First of all, hiccups are shared amongst mammals
If there is any consolation for getting hiccups, it is that our misery is shared with many other mammals. Cats can be stimulated to hiccup by sending an electrical impulse to a small patch of tissue in their brain stem. This area of the brain stem is thought to be the center that controls the complicated reflex that we call a hiccup. The hiccup reflex is a stereotyped twitch involving a number of muscles in our body wall, diaphragm, neck, and throat. A spasm in one or two of the major nerves that control breathing causes these muscles to contract. This results in a very sharp inspiration of air. Then, about 35 milliseconds later, a flap of tissue in the back of our throat (the glottis) closes the top of our airway. The fast inhalation followed by a brief closure of the tube produces the “hic.”
So how does the hiccup links us to our common ancestor? The story is fascinating
Our tendency to develop hiccups is another influence of our past. There are two issues to think about. The first is what causes the spasm of nerves that initiates the hiccup. The second is what controls that distinctive hic, the abrupt inhalation–glottis closure. The nerve spasm is a product of our fish history, while the hic is an outcome of the history we share with animals such as tadpoles.
Nerves and our inner fish
Shubin points out how the arrangement of the nerves which stimulate breathing in fish, cause an unfortunate side effect in mammals.
The problem is that the brain stem originally controlled breathing in fish; it has been jerry-rigged to work in mammals. Sharks and bony fish all have a portion of the brain stem that regulates the rhythmic firing of muscles in the throat and around the gills. The nerves that control these areas all originate in a well-defined portion of the brain stem. We can even see this nerve arrangement in some of the most primitive fish in the fossil record. Ancient ostracoderms, from rocks over 400 million years old, preserve casts of the brain and cranial nerves. Just as in living fish, the nerves that control breathing extend from the brain stem.
However, the nerves leave the brain at the same place as they do in fish but they have to travel further down to our diaphragm.
This convoluted path creates problems; a rational design would have the nerves traveling not from the neck but from somewhere nearer the diaphragm. Unfortunately, anything that interferes with one of these nerves can block their function or cause a spasm.
Pattern generators and amphibians
As Shubin pointed out earlier, the hiccup itself is an outcome of a history we share with amphibians. While in humans, the hiccup is mostly an annoyance (vestigial?), in tad poles, which have both lungs and gills, the hiccup is used to breathe with their gills. What a wonderful example of a living ‘transitional fossil’.

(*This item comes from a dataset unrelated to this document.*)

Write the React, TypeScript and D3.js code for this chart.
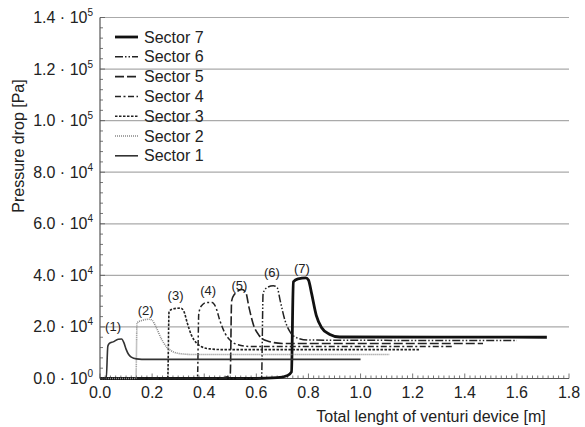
import React from "react";
import * as d3 from "d3";

const W = 585;
const H = 427;

const xTicks = [0, 0.2, 0.4, 0.6, 0.8, 1.0, 1.2, 1.4, 1.6, 1.8];
const yTicks = [0, 20000, 40000, 60000, 80000, 100000, 120000, 140000];
const yTickMant = ["0.0", "2.0", "4.0", "6.0", "8.0", "1.0", "1.2", "1.4"];
const yTickExp = ["0", "4", "4", "4", "4", "5", "5", "5"];

const sector1: [number, number][] = [[0, 0], [0.024, 0], [0.03, 12500], [0.036, 13600], [0.05, 14200], [0.07, 15200], [0.083, 15300], [0.092, 13800], [0.1, 11400], [0.11, 9300], [0.12, 8300], [0.14, 7600], [0.18, 7400], [1.0, 7400]];
const sector2: [number, number][] = [[0, 0], [0.138, 0], [0.142, 21500], [0.16, 22500], [0.19, 23000], [0.2, 22600], [0.215, 20000], [0.235, 15500], [0.255, 12300], [0.28, 10400], [0.31, 9600], [0.36, 9300], [1.11, 9300]];
const sector3: [number, number][] = [[0, 0], [0.26, 0], [0.265, 26000], [0.28, 27000], [0.31, 27300], [0.322, 26000], [0.335, 21500], [0.35, 17000], [0.37, 13800], [0.39, 12300], [0.42, 11500], [0.47, 11200], [1.23, 11200]];
const sector4: [number, number][] = [[0, 0], [0.374, 0], [0.379, 25000], [0.388, 28000], [0.41, 29500], [0.43, 29500], [0.445, 27500], [0.46, 22500], [0.48, 17500], [0.5, 14800], [0.53, 13100], [0.58, 12400], [1.355, 12400]];
const sector5: [number, number][] = [[0, 0], [0.45, 0], [0.485, 600], [0.5, 1800], [0.505, 30000], [0.515, 32500], [0.545, 34500], [0.56, 33200], [0.572, 27500], [0.59, 20500], [0.61, 16800], [0.64, 14600], [0.7, 13600], [1.47, 13600]];
const sector6: [number, number][] = [[0, 0], [0.62, 0], [0.626, 33000], [0.64, 35200], [0.665, 36000], [0.68, 35200], [0.692, 30000], [0.71, 22500], [0.73, 18000], [0.76, 15600], [0.8, 14900], [1.6, 14700]];
const sector7: [number, number][] = [[0, 0], [0.6, 0], [0.68, 300], [0.72, 1200], [0.735, 2600], [0.742, 37500], [0.76, 38600], [0.79, 39000], [0.8, 38200], [0.812, 33000], [0.83, 24500], [0.85, 19800], [0.88, 17200], [0.92, 16100], [1.715, 16000]];

const sectorNames = ["Sector 7", "Sector 6", "Sector 5", "Sector 4", "Sector 3", "Sector 2", "Sector 1"];
const sectorData = [sector7, sector6, sector5, sector4, sector3, sector2, sector1];
const sectorStyles = [
  { stroke: "#111", width: 2.8, dash: "" },
  { stroke: "#222", width: 1.5, dash: "8,2,1.5,2,1.5,2" },
  { stroke: "#222", width: 1.6, dash: "9,3" },
  { stroke: "#222", width: 1.5, dash: "6,2.5,2,2.5" },
  { stroke: "#222", width: 1.6, dash: "2.5,1.5" },
  { stroke: "#888", width: 1.6, dash: "1,1" },
  { stroke: "#333", width: 1.6, dash: "" },
];

const peakLabels = ["(1)", "(2)", "(3)", "(4)", "(5)", "(6)", "(7)"];
const peakLabelX = [0.05, 0.175, 0.29, 0.415, 0.535, 0.66, 0.775];
const peakLabelY = [18500, 24500, 30500, 32500, 34500, 39500, 41000];

export default function App() {
  const left = 100, right = 569, top = 17.5, bottom = 378.5;
  const x = d3.scaleLinear().domain([0, 1.8]).range([left, right]);
  const y = d3.scaleLinear().domain([0, 140000]).range([bottom, top]);
  const line = d3
    .line<[number, number]>()
    .x((d) => x(d[0]))
    .y((d) => y(d[1]))
    .curve(d3.curveMonotoneX);

  const xMinor = d3.range(0, 1.8001, 0.02);
  const yMinor = d3.range(0, 140001, 4000);
  const font = "'Liberation Sans', Arial, Helvetica, sans-serif";
  const textColor = "#222";

  return (
    <svg width={W} height={H} style={{ position: "absolute", left: 0, top: 0 }} fontFamily={font}>
      <rect width={W} height={H} fill="#fff" />
      {yTicks.slice(1).map((t) => (
        <line key={t} x1={left} x2={right} y1={y(t)} y2={y(t)} stroke="#aaa" strokeWidth={1.2} />
      ))}
      {xMinor.map((t, i) => (
        <line key={"xm" + i} x1={x(t)} x2={x(t)} y1={bottom} y2={bottom - (i % 10 === 0 ? 5 : 3)} stroke="#555" strokeWidth={0.8} />
      ))}
      {yMinor.map((t, i) => (
        <line key={"ym" + i} x1={left} x2={left + (i % 5 === 0 ? 5 : 3)} y1={y(t)} y2={y(t)} stroke="#555" strokeWidth={0.8} />
      ))}
      <line x1={left} x2={left} y1={top} y2={bottom} stroke="#555" strokeWidth={1.2} />
      <line x1={left} x2={right} y1={bottom} y2={bottom} stroke="#555" strokeWidth={1.2} />

      {sectorData.map((d, i) => (
        <path
          key={i}
          d={line(d) || ""}
          fill="none"
          stroke={sectorStyles[i].stroke}
          strokeWidth={sectorStyles[i].width}
          strokeDasharray={sectorStyles[i].dash}
          strokeLinejoin="round"
        />
      ))}

      {peakLabels.map((l, i) => (
        <text key={l} x={x(peakLabelX[i])} y={y(peakLabelY[i])} fontSize={13} textAnchor="middle" fill={textColor}>
          {l}
        </text>
      ))}

      {xTicks.map((t) => (
        <text key={t} x={x(t)} y={398} fontSize={16} textAnchor="middle" fill={textColor}>
          {t.toFixed(1)}
        </text>
      ))}
      {yTicks.map((t, i) => (
        <text key={t} x={93} y={y(t) + 5.5} fontSize={16} textAnchor="end" fill={textColor} xmlSpace="preserve">
          {`${yTickMant[i]} · 10`}
          <tspan fontSize={10} dy={-7}>{yTickExp[i]}</tspan>
        </text>
      ))}

      <text x={431} y={422} fontSize={16} textAnchor="middle" fill={textColor}>
        Total lenght of venturi device [m]
      </text>
      <text transform={`translate(24,146) rotate(-90)`} fontSize={16} textAnchor="middle" fill={textColor}>
        Pressure drop [Pa]
      </text>

      {sectorNames.map((n, i) => {
        const ly = 37 + i * 19.8;
        return (
          <g key={n}>
            <line
              x1={115}
              x2={138}
              y1={ly}
              y2={ly}
              stroke={sectorStyles[i].stroke}
              strokeWidth={sectorStyles[i].width}
              strokeDasharray={sectorStyles[i].dash}
            />
            <text x={144} y={ly + 5.5} fontSize={16} fill={textColor}>
              {n}
            </text>
          </g>
        );
      })}
    </svg>
  );
}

It turns out that the pattern generator responsible for hiccups is virtually identical to one in amphibians. And not in just any amphibians—in tadpoles, which use both lungs and gills to breathe. Tadpoles use this pattern generator when they breathe with gills. In that circumstance, they want to pump water into their mouth and throat and across the gills, but they do not want the water to enter their lungs. To prevent it from doing so, they close the glottis, the flap that closes off the breathing tube. And to close the glottis, tadpoles have a central pattern generator in their brain stem so that an inspiration is followed immediately by a closing glottis. They can breathe with their gills thanks to an extended form of hiccup.
The parallels between our hiccups and gill breathing in tadpoles are so extensive that many have proposed that the two phenomena are one and the same. Gill breathing in tadpoles can be blocked by carbon dioxide, just like our hiccups. We can also block gill breathing by stretching the wall of the chest, just as we can stop hiccups by inhaling deeply and holding our breath. Perhaps we could even block gill breathing in tadpoles by having them drink a glass of water upside down.